The sanctions followed investigations which uncovered “serious misconduct” by Howell and Hasberry as approved individuals, according to documents published by the regulator on 3 July 2019.

More money

This is not the first time that Guardian Qatar, which is in liquidation, has fallen foul of the local regulator.

The firm announced it intended to exit the Qatar market in December 2015.

In April 2018, it was hit with a QAR2.5m (£539,340, $678,490, €601,160) fine for contraventions to anti-money laundering/combatting the financing of terrorism (AML/CFT) rules.

An additional QAR1.09m was levied for “general regulatory contraventions”.

Guardian was also told to cover the costs and expenses the investigation has incurred.

The company suggested at the time that the fines were in retaliation to its decision to pull out of the country.

It is not clear if the 2018 penalties have been paid or if the recent $200,000 fines against Howell and Hasberry are in lieu of that sum.

International Adviser has reached out to Guardian for a comment but received no response ahead of the publication of this article.

Three-fold failures

The QFC documents relating to Howell and Hasberry outline identical failings.

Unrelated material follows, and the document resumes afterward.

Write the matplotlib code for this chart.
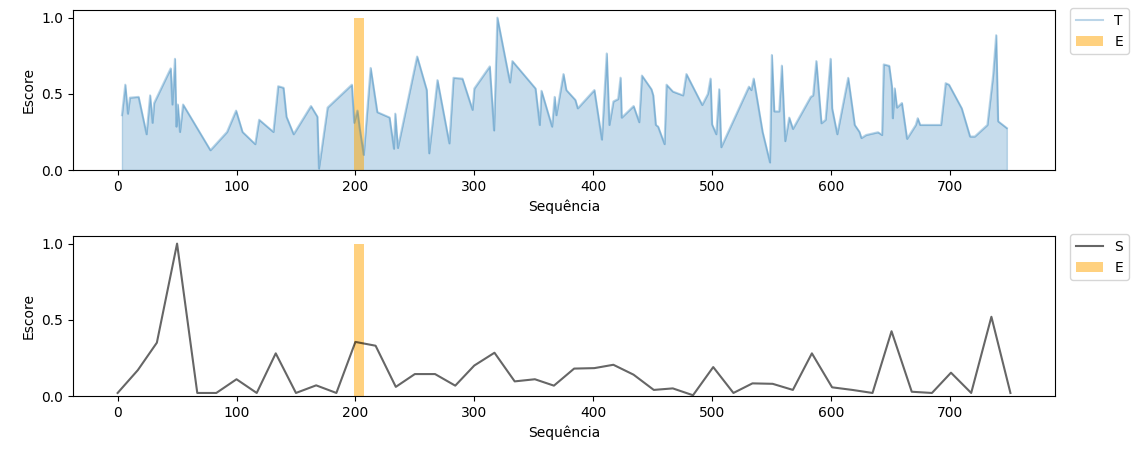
import matplotlib
matplotlib.use('Agg')
import matplotlib.pyplot as plt

# top series (T) - irregular positions
top_x = [3.6, 6.4, 8.6, 10.3, 17.6, 24.3, 27.3, 29.3, 30.7, 44.6,
         46, 48.2, 49.4, 50.6, 52.4, 55, 78, 92, 99.6, 105,
         115.7, 119, 131, 135, 139.5, 142, 148, 162.6, 168, 169.3,
         176.6, 197, 199, 201.7, 203.6, 207, 212.8, 218.4, 228.7, 232.4,
         233.5, 235.7, 251.9, 260, 262, 269, 279, 282.5, 290, 298.5,
         300, 313, 316.6, 319.4, 330, 332, 351.5, 355, 356.5, 365.4,
         367.6, 369, 375, 377.4, 385, 387, 401, 407.3, 411.4, 413.6,
         417, 421, 423, 424, 434, 438.7, 441, 449, 450.5, 452.7,
         454.6, 460, 461.7, 467, 475.6, 478.4, 491.7, 496.5, 498.7, 500,
         503.5, 506, 507.7, 531, 533, 535, 542.5, 548.7, 550.3, 552.3,
         556.5, 558.7, 561.5, 564.9, 568, 583, 585, 587.7, 592, 595.5,
         599.7, 601, 605.3, 614.5, 620, 624, 625.6, 629.6, 639.6, 643,
         644.4, 649, 651.3, 652, 653.6, 655.5, 659.7, 664, 671.4, 673,
         675, 692.6, 696.5, 699.3, 710, 717, 721, 731.6, 734.5, 736.4,
         739, 740.6, 748]
top_y = [0.36, 0.56, 0.37, 0.475, 0.48, 0.235, 0.49, 0.31, 0.44, 0.667,
         0.43, 0.73, 0.285, 0.43, 0.25, 0.43, 0.13, 0.25, 0.39, 0.25,
         0.17, 0.33, 0.25, 0.55, 0.54, 0.35, 0.235, 0.42, 0.35, 0.01,
         0.41, 0.56, 0.31, 0.39, 0.275, 0.1, 0.67, 0.38, 0.345, 0.14,
         0.37, 0.145, 0.745, 0.525, 0.11, 0.59, 0.175, 0.605, 0.6, 0.395,
         0.535, 0.68, 0.26, 1.0, 0.575, 0.715, 0.535, 0.296, 0.52, 0.285,
         0.48, 0.36, 0.63, 0.525, 0.46, 0.405, 0.525, 0.2, 0.765, 0.296,
         0.45, 0.466, 0.606, 0.344, 0.42, 0.314, 0.62, 0.53, 0.49, 0.296,
         0.285, 0.17, 0.56, 0.515, 0.49, 0.63, 0.427, 0.5, 0.6, 0.3,
         0.235, 0.53, 0.15, 0.547, 0.525, 0.6, 0.25, 0.05, 0.755, 0.385,
         0.385, 0.685, 0.19, 0.344, 0.27, 0.48, 0.49, 0.715, 0.307, 0.33,
         0.73, 0.405, 0.235, 0.605, 0.296, 0.25, 0.21, 0.23, 0.248, 0.23,
         0.693, 0.684, 0.547, 0.34, 0.536, 0.41, 0.44, 0.205, 0.296, 0.34,
         0.296, 0.296, 0.57, 0.56, 0.405, 0.22, 0.22, 0.296, 0.49, 0.62,
         0.885, 0.32, 0.275]
assert len(top_x) == len(top_y)

# bottom series (S) - regular windows
bot_x = [0, 17, 33, 50, 67, 83, 100, 117, 133, 150,
         167, 184, 200, 217, 234, 250, 267, 284, 300, 317,
         334, 351, 367, 384, 401, 417, 434, 451, 467, 484,
         501, 518, 534, 551, 568, 584, 601, 618, 635, 651,
         668, 685, 701, 718, 735, 751]
bot_y = [0.02, 0.17, 0.35, 1.0, 0.02, 0.02, 0.11, 0.02, 0.28, 0.02,
         0.07, 0.02, 0.355, 0.33, 0.06, 0.144, 0.144, 0.068, 0.2, 0.284,
         0.096, 0.11, 0.068, 0.18, 0.183, 0.205, 0.14, 0.04, 0.05, 0.005,
         0.19, 0.02, 0.083, 0.08, 0.04, 0.28, 0.057, 0.04, 0.02, 0.425,
         0.028, 0.02, 0.153, 0.02, 0.52, 0.02]
assert len(bot_x) == len(bot_y)

# highlighted region (E)
e_x = [203]
e_h = [1.0]
e_w = 8

fig = plt.figure(figsize=(11.45, 4.53), dpi=100)
ax1 = fig.add_axes([0.0638, 0.6247, 0.8576, 0.3532])
ax2 = fig.add_axes([0.0638, 0.1258, 0.8576, 0.3532])

ax1.plot(top_x, top_y, color='C0', alpha=0.3, lw=1.5, label='T')
ax1.fill_between(top_x, top_y, color='C0', alpha=0.25)
ax1.bar(e_x, e_h, width=e_w, color='orange', alpha=0.5, label='E')

ax2.plot(bot_x, bot_y, color='black', alpha=0.6, lw=1.5, label='S')
ax2.bar(e_x, e_h, width=e_w, color='orange', alpha=0.5, label='E')

for ax in (ax1, ax2):
    ax.set_xlim(-37.5, 788.5)
    ax.set_ylim(0, 1.05)
    ax.set_yticks([0.0, 0.5, 1.0])
    ax.set_xlabel('Sequência')
    ax.set_ylabel('Escore')
    ax.legend(loc='upper left', bbox_to_anchor=(1.0153, 1.0125), borderaxespad=0)

plt.savefig('out.png', dpi=100)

The investigations “identified that [Mr Hasberry’s/Mr Howell’s] conduct fell substantially below the principles of conduct for an approved individual in the executive governance function”.

They include:

Failing to act with due skill, care and diligence in relation to oversight of Guardian’s compliance with the anti-money laundering and combatting financing rules 2010; and,

Failing to act with due skill, care and diligence in relation to oversight of Guardian’s compliance with the governance and controlled functions rules 2012 and general rules 2005; meaning Guardian failed to:

  • Establish an appropriate corporate governance framework,
  • Review Guardian Qatar’s risk management and internal controls framework appropriately and with sufficient frequency,
  • maintain effective systems and controls for record keeping; and,
  • ensure Guardian Qatar’s business was managed effectively by its senior management.

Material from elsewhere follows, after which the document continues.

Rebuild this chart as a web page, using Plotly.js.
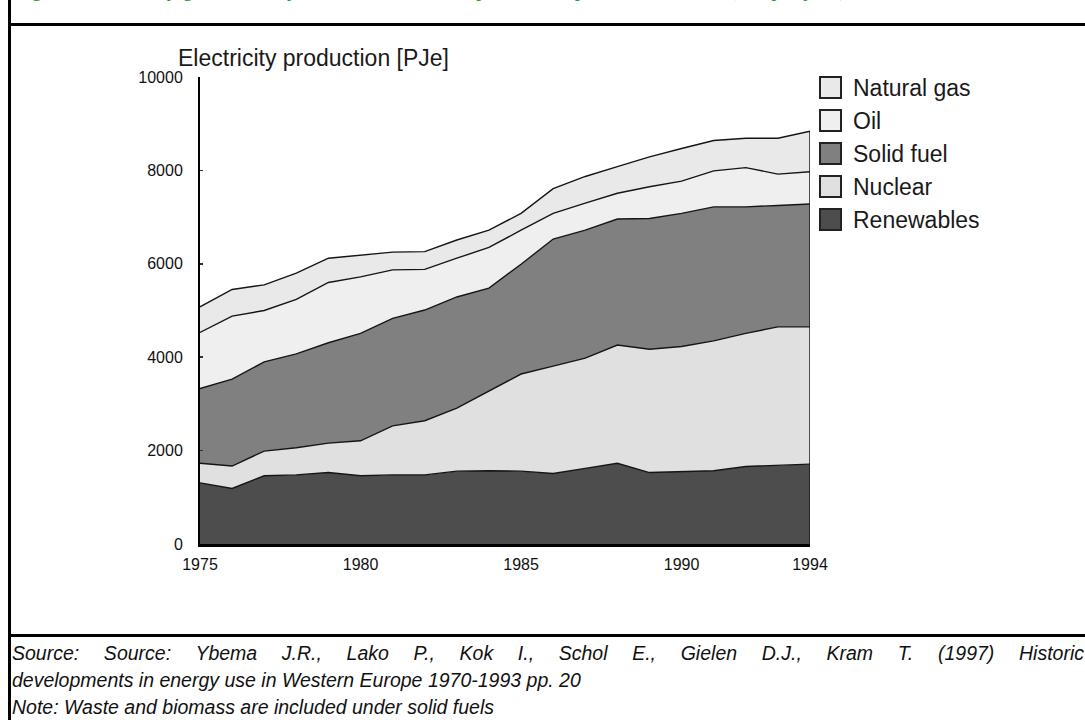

Finally, both failed to give appropriate priority to their respective management responsibilities and failed to ensure that Guardian Qatar’s business was effectively supervised and controlled, and complied with the Regulatory Authority’s rules.

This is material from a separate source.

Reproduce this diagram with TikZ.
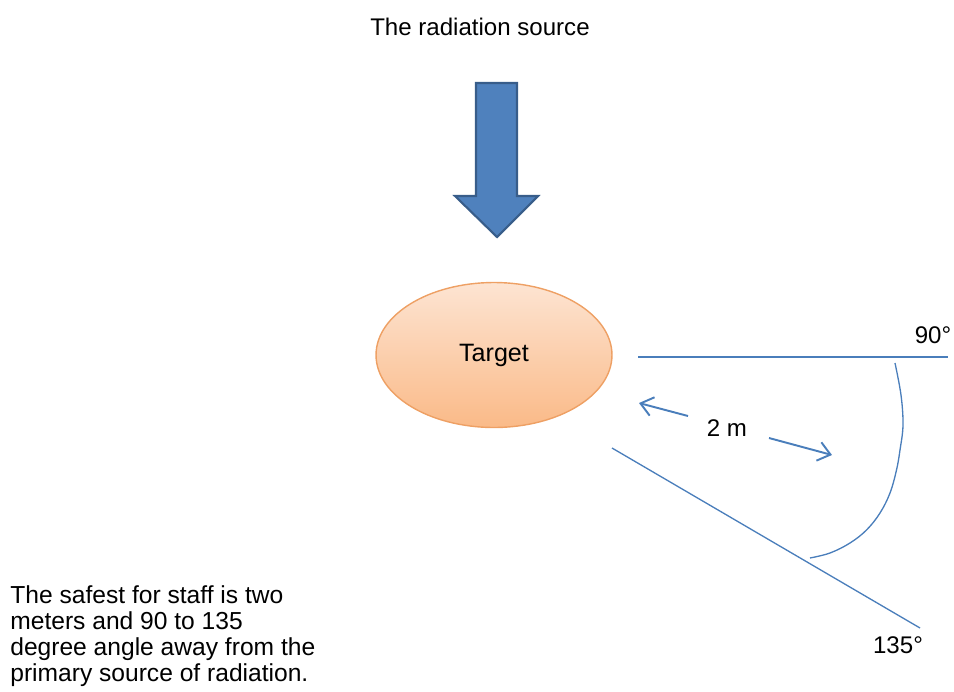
\documentclass[tikz,border=0pt]{standalone}
\usepackage{fontspec}
\setmainfont{Liberation Sans}
\usepackage{xcolor}
\usetikzlibrary{shapes.geometric,arrows.meta,positioning}

\definecolor{lineblue}{RGB}{74,126,187}
\definecolor{beamfill}{RGB}{79,129,189}
\definecolor{beamdraw}{RGB}{56,93,138}
\definecolor{peachtop}{RGB}{253,228,210}
\definecolor{peachbottom}{RGB}{250,186,136}
\definecolor{peachdraw}{RGB}{238,160,100}

\begin{document}
\begin{tikzpicture}[x=0.02cm, y=-0.02cm]
    % Styles
    \tikzstyle{txt}=[font=\fontsize{13.7}{15}\selectfont, inner sep=0pt]
    \tikzstyle{target}=[ellipse, minimum width=4.72cm, minimum height=2.9cm, draw=peachdraw, line width=0.8pt, top color=peachtop, bottom color=peachbottom, font=\fontsize{14.3}{15}\selectfont]
    \tikzstyle{guide}=[draw=lineblue, line width=0.75pt]
    \tikzstyle{dist}=[-{Straight Barb[length=0.24cm, width=0.38cm]}, draw=lineblue, line width=1.1pt]
    \tikzstyle{beam}=[fill=beamfill, draw=beamdraw, line width=1.2pt, line join=miter]

    \useasboundingbox (0,0) rectangle (954,691);

    % Source
    \node (source) [txt] at (480,27) {The radiation source};
    \draw [beam] (476,83) -- (517,83) -- (517,196) -- (538,196) -- (497,237) -- (455,196) -- (476,196) -- cycle;

    % Target
    \node (target) [target] at (494,355) {Target};

    % Angle
    \coordinate (h0) at (638,357);
    \coordinate (h1) at (948,357);
    \coordinate (d0) at (612,448);
    \coordinate (d1) at (920,628);
    \draw [guide] (h0) -- (h1);
    \draw [guide] (d0) -- (d1);
    \draw [guide] plot [smooth, tension=0.6] coordinates {(895,363) (901,395) (903,425) (900,450) (896.5,470) (890,493) (880,513) (866.5,530) (850,543) (830,553) (810,558)};
    \node (deg90) [txt] at (933,335) {90°};
    \node (deg135) [txt] at (898,645) {135°};

    % Distance
    \node (dist) [txt] at (727,428) {2 m};
    \coordinate (l0) at (688,416);
    \coordinate (l1) at (639,403);
    \coordinate (r0) at (769,438);
    \coordinate (r1) at (832,455);
    \draw [dist] (l0) -- (l1);
    \draw [dist] (r0) -- (r1);

    % Note
    \node (note) [txt, align=left, anchor=north west, font=\fontsize{14}{14.8}\selectfont] at (10,585) {The safest for staff is two\\meters and 90 to 135\\degree angle away from the\\primary source of radiation.};

\end{tikzpicture}
\end{document}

“The action taken by the Regulatory Authority emphasises the standards required of directors of authorised firms to ensure effective governance standards and systems controls to combat illicit finance,” the QFC stated.

Reprimanded but not fined

A day after the regulator published its notices against Howell and Hasberry, it released a public censure against the chairman and independent director of Guardian Wealth Management Qatar, Vincent Jones.

He “fell below the principles of conduct for an approved individual performing the non-executive governance function”, according to the QFC document.

He was also censured for failing to deal with the Regulatory Authority “in an open and cooperative manner and disclosing appropriately to the Regulator Authority any information [that it] would reasonably expect notice”.

However, no action beyond the public reprimand was taken against him.

The regulator said he would have faced a $75,000 penalty and two-year ban, but he had “provided evidence of significant mitigating circumstances”.

The document provided no details about what this evidence was.